December 21

Send Students Into The Holiday Break With Questions!

You’ve spent months building a learning community, pre-assessing, teaching, formative assessing, re-teaching, and wrapped the semester with a cumulative semester exam.  So, what did  your students leave your classroom with to bridge them through to the holidays?

When I was in the classroom, I always liked to send students out with two things:

  1. A gift for somebody else that was a piece of themselves
  2. Encouragement to continue learning by interacting with others

You know those writing genres that you studied this semester in your ELA classroom?  Why not ask students to use that as a springboard for a gift of writing to share with somebody else?  My students were encouraged to be creative and come up with a unique gift that only cost them some thinking time and a bit of writing.  Here are some examples of what my students crafted:

  • Recipe for a Great Mom, Dad, Sister, Grandma, Grandpa, etc.
  • I Am From poem describing family, home, gift, pet, etc.
  • Word Cloud of adjectives/adverbs which describe family, home, person, etc.
  • Lab Report for the creation of a favorite holiday treat (cooking from a science perspective instead of a recipe)
  • Personal narrative describing family gathering from pet’s, house’s, car’s, etc. perspective
  • How-To for the perfect gift, parent, grandparent, etc.
  • List poem such as Knoxville, Tennessee by Nikki Giovanni

I would model how I created a gift using one of the examples above and have it focused on my Granny, sister, parent, or grandchild.  Then, I just provided encouragement, a sounding board, and time for them to create.  Often, I would find that my students would get going and create a written testament for several family members!
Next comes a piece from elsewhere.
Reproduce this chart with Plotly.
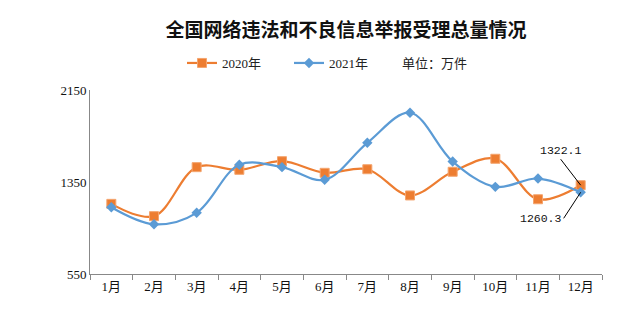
import plotly.graph_objects as go

months = ["1月", "2月", "3月", "4月", "5月", "6月", "7月", "8月", "9月", "10月", "11月", "12月"]
v2020 = [1160, 1053, 1479, 1456, 1531, 1430, 1461, 1233, 1439, 1552, 1200, 1322.1]
v2021 = [1131, 983, 1082, 1500, 1479, 1369, 1691, 1952, 1528, 1308, 1380, 1260.3]
yticks = [550, 1350, 2150]

ORANGE = "#ED7D31"
BLUE = "#5B9BD5"
serif = "Liberation Serif, Noto Sans CJK SC, serif"

fig = go.Figure()
fig.add_trace(go.Scatter(
    x=months, y=v2020, name="2020年", mode="lines+markers",
    line=dict(color=ORANGE, width=2.2, shape="spline", smoothing=1.0),
    marker=dict(symbol="square", size=9, color=ORANGE, line=dict(color="#F4A46E", width=1)),
))
fig.add_trace(go.Scatter(
    x=months, y=v2021, name="2021年", mode="lines+markers",
    line=dict(color=BLUE, width=2.2, shape="spline", smoothing=1.0),
    marker=dict(symbol="diamond", size=8, color=BLUE),
))

fig.add_annotation(x=months[-1], y=v2020[-1], text=f"{v2020[-1]:.1f}", ax=-20, ay=-26,
                   xanchor="center", yanchor="bottom",
                   showarrow=True, arrowhead=0, arrowwidth=1, arrowcolor="#000",
                   font=dict(family="Liberation Mono, monospace", size=11.5, color="#111"))
fig.add_annotation(x=months[-1], y=v2021[-1], text=f"{v2021[-1]:.1f}", ax=-17, ay=26,
                   xanchor="right", yanchor="middle",
                   showarrow=True, arrowhead=0, arrowwidth=1, arrowcolor="#000",
                   font=dict(family="Liberation Mono, monospace", size=11.5, color="#111"))

fig.add_annotation(xref="paper", yref="paper", x=(400 - 90) / 512, y=(274 - 63) / 184,
                   text="单位：万件", showarrow=False, xanchor="left", yanchor="middle",
                   font=dict(family="Noto Sans CJK SC", size=13, color="#222"))

fig.update_layout(
    width=627, height=335,
    margin=dict(l=90, r=25, t=90, b=61, autoexpand=False),
    paper_bgcolor="white", plot_bgcolor="white",
    title=dict(text="<b>全国网络违法和不良信息举报受理总量情况</b>", x=0.5, xref="paper",
               y=1 - 30 / 335, yref="container", yanchor="middle",
               font=dict(family="Noto Sans CJK SC", size=19, color="#111")),
    legend=dict(orientation="h", xref="container", yref="container",
                x=182 / 627, y=1 - 63 / 335, xanchor="left", yanchor="middle",
                entrywidth=62, entrywidthmode="pixels",
                font=dict(family="Liberation Serif, Noto Sans CJK SC", size=13, color="#222"),
                bgcolor="rgba(0,0,0,0)"),
    showlegend=True,
    font=dict(family=serif, color="#222"),
)
fig.update_xaxes(
    type="category", showline=True, linecolor="#888", linewidth=1,
    ticks="outside", tickson="boundaries", ticklen=5, tickcolor="#888",
    showgrid=False, tickfont=dict(family=serif, size=13, color="#111"),
    range=[-0.5, 11.5],
)
fig.update_yaxes(
    range=[550, 2150], tickvals=yticks, showline=True, linecolor="#888", linewidth=1,
    ticks="", showgrid=False, zeroline=False,
    tickfont=dict(family=serif, size=13, color="#111"),
)

fig.write_html("out.html")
Students were also encouraged to step outside their comfort zone and interact with folks with whom they might not normally converse.  I mentioned that we would be performing research and would also have an opportunity to perform personal interviews after the holiday break.  So, we would look at some examples and I also would share some Story Corps broadcasts as examples – I  usually would choose those which were both audio/video and had the script to read.  Story Corps provides a wonderful bank of questions from which students can draw to be the basis of their interview or to get some conversations going with a family member who isn’t so familiar to them.